For a long time, many parts of Portland have suffered from the unhealthy effects of air toxics. But the issue came to the forefront only last year, when a U.S. Forest Service study using moss to measure air pollutants revealed that Southeast and North Portland residents near two art glass manufacturers had been breathing dangerous levels of toxics such as arsenic and cadmium. The DEQ ordered the suspected source of some of this pollution, Bullseye Glass, to immediately install air pollution control equipment, which cost more than $1 million. The other offender, Uroboros, decided to close its plant and move it to Mexico.

Bullesye's new equipment has been in place for about a year, and some neighbors say they are noticing the air is improved. Jessica Applegate, a member of the advisory committee who lives about a mile from Bullseye, said she is hearing "birds and crickets" in her backyard for the first time.

Small business financing needed

DEQ fears the new Cleaner Air Oregon rules may pose a financial hardship for the roughly 1,000 small businesses who might need to install pollution control equipment in order to meet the programs goals. It is looking for ways to reduce that hardship, possibly through a loan program.

Al Hooten, a member of the rules advisory committee and the owner of Glass Alchemy Ltd., an art glass company based in North Portland, said a low-interest loan program wouldn't cost taxpayers anything and would help small businesses clean up their emissions.

"We agree on the ultimate goals," he said. "This process might not be perfect, but we are setting a precedent."

The DEQ defines small businesses as companies with fewer than 50 employees, a group that includes the two North Portland used-oil refiners whose air pollution has been linked to horrific odors and ill health, American Petroleum Environmental Services and Oil Re-Refining Co.

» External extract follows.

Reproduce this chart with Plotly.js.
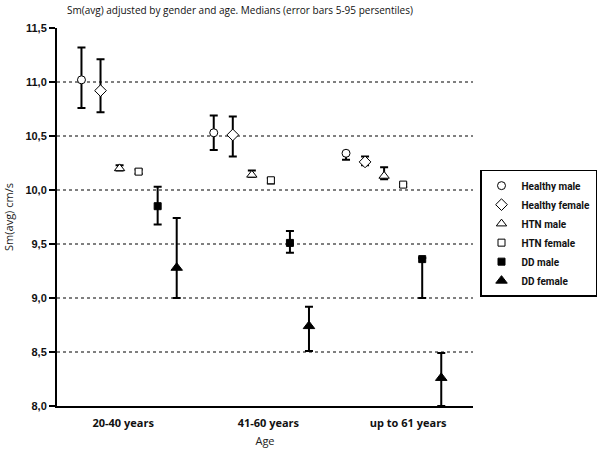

"Small companies can create big toxics," said Mary Lou Putman, a Hayden Island resident who lives near the two plants.

The path toward developing the rules was blocked this summer when the Oregon Legislature, under heavy lobbying by industry groups, rejected the DEQ's request for $1.1 million to create the Cleaner Air Oregon program. The DEQ nevertheless found a way to finish the job without the extra money, although without it, agency officials said they had no money for such things as studies on fiscal impacts on small business. Ironically, industry leaders cited the DEQ's failure to conduct a rigorous fiscal analysis of those potential impacts in their criticism of the Cleaner Air Oregon regulations.

The DEQ expects to obtain future funding for the program from both the Legislature and the polluters.

Other criticism came from Ellen Porter, a committee member who is director of environmental affairs for Roseburg, a forest products company based in that Southern Oregon city. She sees the issue as "Portland vs. rural Oregon" and questioned whether the rules should apply to each part of the state equally.

"This is quite Portland-centric," Porter said. "I don't think you've reached out to rural Oregon. Applying such a rule to solve Portland's problems is going to create other problems for rural Oregon. We don't have the capacity to support those who are going to lose their jobs over this."

Applegate said urban and rural residents need clean air equally. "My heart goes out to rural Oregon," she said. "My family has long roots in Oregon. I come from rural Oregon, I farm in rural Oregon. This isn't rural or urban. That's a myth."